Capsule descriptions of dozens of bizarre cities

5 stars

This little book takes the form of very short sections a page or two long describing either the frame story of a meeting between Kublai Khan and explorer Marco Polo who describes his travels through Central asia, or the fanciful cities he claims to have found there. These are titled with enigmatic tags such as "Cities and memory," "Cities and signs," "Thin cities," "Continuous cities" and the like. Each place is dominated by a single dream-like feature governing its citizens. Some come off as fantasy, others so dark as to constitute horror, while still others concern themselves with some odd philosophical point. There is no plot, not even in the frame story sections, no single theme, and the two named characters are given only the slightest of personal qualities. I would say that this is less a novel or series of short stories than a literary construction with fabulistic features. I feel as though the author's intent is to dazzle the reader with the extreme variety of minimalist settings that might have something to say when taken all together about the breadth of human imagination.

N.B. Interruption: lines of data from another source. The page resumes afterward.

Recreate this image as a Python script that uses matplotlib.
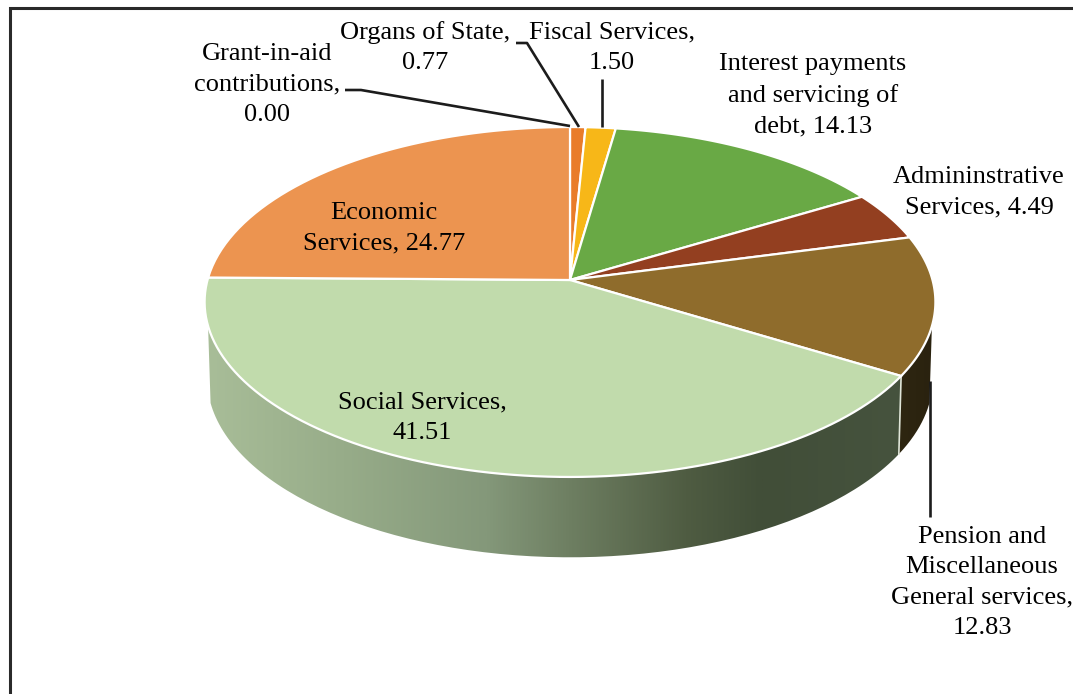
import numpy as np
import matplotlib
matplotlib.use("Agg")
import matplotlib.pyplot as plt
from matplotlib.colors import LinearSegmentedColormap
from matplotlib.patches import PathPatch
from matplotlib.path import Path
from matplotlib.transforms import Transform

# Expenditure shares, clockwise from twelve o'clock
categories = ["Grant-in-aid contributions", "Organs of State", "Fiscal Services",
              "Interest payments and servicing of debt", "Admininstrative Services",
              "Pension and Miscellaneous General services", "Social Services",
              "Economic Services"]
shares = [0.00, 0.77, 1.50, 14.13, 4.49, 12.83, 41.51, 24.77]
top_colors = ["#5b9bd5", "#e97c2a", "#f7b718", "#69a945", "#933f20",
              "#8f6c2c", "#c1dbac", "#ec9450"]

labels = ["Grant-in-aid\ncontributions,\n0.00", "Organs of State,\n0.77",
          "Fiscal Services,\n1.50", "Interest payments\nand servicing of\ndebt, 14.13",
          "Admininstrative\nServices, 4.49",
          "Pension and\nMiscellaneous\nGeneral services,\n12.83",
          "Social Services,\n41.51", "Economic\nServices, 24.77"]
label_xy = [(267, 84.5), (425, 47.5), (612, 47.5), (813, 95.5),
            (979, 192.5), (982, 582.5), (422, 418), (384, 228.5)]

CX, CY = 570.0, 280.0
TILT = 0.1257
TOP_A, TOP_B = 362.5, 172.2
BASE_A, BASE_B, BASE_Y = 360.0, 176.0, 356.0


class TiltedDisc(Transform):
    """Perspective view of a flat disc lying in the plane of the unit circle."""
    input_dims = output_dims = 2

    def __init__(self, a, b, cx, cy):
        super().__init__()
        self.a, self.b, self.cx, self.cy = a, b, cx, cy

    def transform_non_affine(self, values):
        values = np.asarray(values, dtype=float)
        w = 1 + TILT * values[:, 1]
        return np.column_stack([self.cx + self.a * values[:, 0] / w,
                                self.cy - self.b * values[:, 1] / w])

    def transform_path_non_affine(self, path):
        # Flatten the curves first so the perspective bends them correctly
        steps = np.linspace(0, 1, 24)
        pieces = [segment(steps) for segment, _ in path.iter_bezier()]
        points = np.vstack(pieces)
        return Path(self.transform_non_affine(np.vstack([points, points[:1]])), closed=True)


top_disc = TiltedDisc(TOP_A, TOP_B, CX, CY)
base_disc = TiltedDisc(BASE_A, BASE_B, CX, BASE_Y)


def rim(disc, start, stop):
    """Points along a disc rim between two clockwise bearings in degrees."""
    t = np.radians(np.linspace(start, stop, 120))
    return disc.transform_non_affine(np.column_stack([np.sin(t), np.cos(t)]))


fig = plt.figure(figsize=(10.73, 6.94), dpi=100, facecolor="white")
ax = fig.add_axes([0, 0, 1, 1])

wedges, _ = ax.pie(shares, colors=top_colors, startangle=90, counterclock=False,
                   radius=1, wedgeprops=dict(edgecolor="white", linewidth=1.6))
for wedge in wedges:
    wedge.set_transform(top_disc + ax.transData)
    wedge.set_zorder(5)

# Outer wall: only the near part of the rim is visible
bearings = np.concatenate([[0], np.cumsum(shares)]) * 3.6
VISIBLE = (105.0, 255.0)
wall_shades = {
    5: [(0, "#2e2611"), (1, "#2a220f")],
    6: [(0, "#a8bd98"), (0.195, "#97ac89"), (0.40, "#84987a"), (0.52, "#6e7f62"),
        (0.69, "#4f5c42"), (0.80, "#414e38"), (1, "#46533e")],
}
for i, shades in wall_shades.items():
    lo, hi = max(bearings[i], VISIBLE[0]), min(bearings[i + 1], VISIBLE[1])
    outline = np.vstack([rim(top_disc, lo, hi), rim(base_disc, hi, lo)])
    clip = PathPatch(Path(outline, closed=False), transform=ax.transData,
                     facecolor="none", edgecolor="none")
    ax.add_patch(clip)
    cmap = LinearSegmentedColormap.from_list("wall", shades)
    image = ax.imshow(np.linspace(0, 1, 512)[None, :], cmap=cmap, aspect="auto",
                      extent=(outline[:, 0].min(), outline[:, 0].max(), 600, 280), zorder=2)
    image.set_clip_path(clip)

# Seam between the two wall sections
seam = bearings[6]
ax.plot(*np.vstack([rim(top_disc, seam, seam)[0], rim(base_disc, seam, seam)[0]]).T,
        color="#dfe5d8", lw=1.2, zorder=3)

ax.set(xlim=(0, 1073), ylim=(694, 0), aspect="auto", xticks=[], yticks=[])
ax.set_frame_on(False)

# Leader lines
leaders = [[(345, 90), (361, 90), (570, 126)],
           [(516, 43), (527, 43), (579, 127)],
           [(601.5, 79), (601.5, 127)],
           [(930, 381), (930, 517)]]
for line in leaders:
    ax.plot(*zip(*line), color="#1c1c1c", lw=1.9, zorder=6, solid_capstyle="butt")

for text, (x, y) in zip(labels, label_xy):
    ax.text(x, y, text, ha="center", va="center", family="Liberation Serif",
            fontsize=19, linespacing=1.5, color="black", zorder=7)

# Chart-area border, visible along the left and top
ax.plot([9.5, 9.5, 1073], [694, 8, 8], color="#2a2a2a", lw=2.2, zorder=8,
        solid_joinstyle="miter")

fig.savefig("out.png", dpi=100, facecolor="white")
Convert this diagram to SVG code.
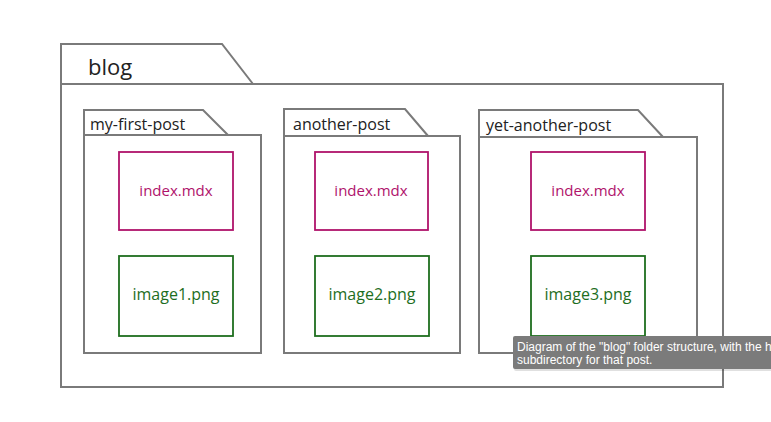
<svg xmlns="http://www.w3.org/2000/svg" width="771" height="422" viewBox="0 0 771 422">
<style>
.folder{fill:#fff;stroke:#7a7a7a;stroke-width:2;stroke-linejoin:miter}
.lbl{font-family:"Open Sans","Liberation Sans",sans-serif;fill:#222}
.mdx{fill:#fff;stroke:#b0136b;stroke-width:1.8}
.png{fill:#fff;stroke:#1e6e1e;stroke-width:1.8}
.mdxt{font-family:"Open Sans","Liberation Sans",sans-serif;font-size:15px;fill:#b0136b;text-anchor:middle}
.pngt{font-family:"Open Sans","Liberation Sans",sans-serif;font-size:16px;fill:#1e6e1e;text-anchor:middle}
.tip{font-family:"Liberation Sans",Arial,sans-serif;font-size:12px;fill:#fff}
</style>
<rect width="771" height="422" fill="#fff"/>
<g id="blog">
<path class="folder" d="M61 84 V44 H222 L253 84"/>
<rect class="folder" x="61" y="84" width="662" height="303"/>
<text class="lbl" x="88" y="75" font-size="22">blog</text>
</g>
<g id="my-first-post">
<path class="folder" d="M84 135 V110 H203 L228 135"/>
<rect class="folder" x="84" y="135" width="177" height="218"/>
<text class="lbl" x="90" y="130" font-size="16">my-first-post</text>
</g>
<g id="another-post">
<path class="folder" d="M284 136 V109 H405 L428 136"/>
<rect class="folder" x="284" y="136" width="176" height="217"/>
<text class="lbl" x="293" y="130" font-size="16">another-post</text>
</g>
<g id="yet-another-post">
<path class="folder" d="M479 137 V110 H638 L663 137"/>
<rect class="folder" x="479" y="137" width="218" height="216"/>
<text class="lbl" x="486" y="131" font-size="16">yet-another-post</text>
</g>
<g id="index1"><rect class="mdx" x="119" y="152" width="114" height="78"/><text class="mdxt" x="176" y="196">index.mdx</text></g>
<g id="index2"><rect class="mdx" x="315" y="152" width="113" height="78"/><text class="mdxt" x="371" y="196">index.mdx</text></g>
<g id="index3"><rect class="mdx" x="531" y="152" width="114" height="78"/><text class="mdxt" x="588" y="196">index.mdx</text></g>
<g id="image1"><rect class="png" x="119" y="256" width="114" height="80"/><text class="pngt" x="176" y="300">image1.png</text></g>
<g id="image2"><rect class="png" x="315" y="256" width="114" height="80"/><text class="pngt" x="372" y="300">image2.png</text></g>
<g id="image3"><rect class="png" x="531" y="256" width="114" height="80"/><text class="pngt" x="588" y="300">image3.png</text></g>
<g id="connectors"></g>
<g id="tooltip">
<rect x="514" y="338" width="270" height="33" rx="2" fill="#000" opacity="0.12"/>
<rect x="513" y="336" width="270" height="33" rx="2" fill="#7b7b7b"/>
<text class="tip" x="517" y="351">Diagram of the "blog" folder structure, with the h</text>
<text class="tip" x="517" y="364">subdirectory for that post.</text>
</g>
</svg>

I never felt that I wanted any of the little sections to be expanded into a proper story itself. Instead, this book presents itself as a travel guide to a nonexistent region that streams by the reader with the speed of someone clicking on a remote. The only way these cities resemble our own is the way they contain people of types we recognize, preying on one another, suffering, wrapped in delusions, working and desiring and trying to make sense of their baffling circumstances they are to weak and confused to escape.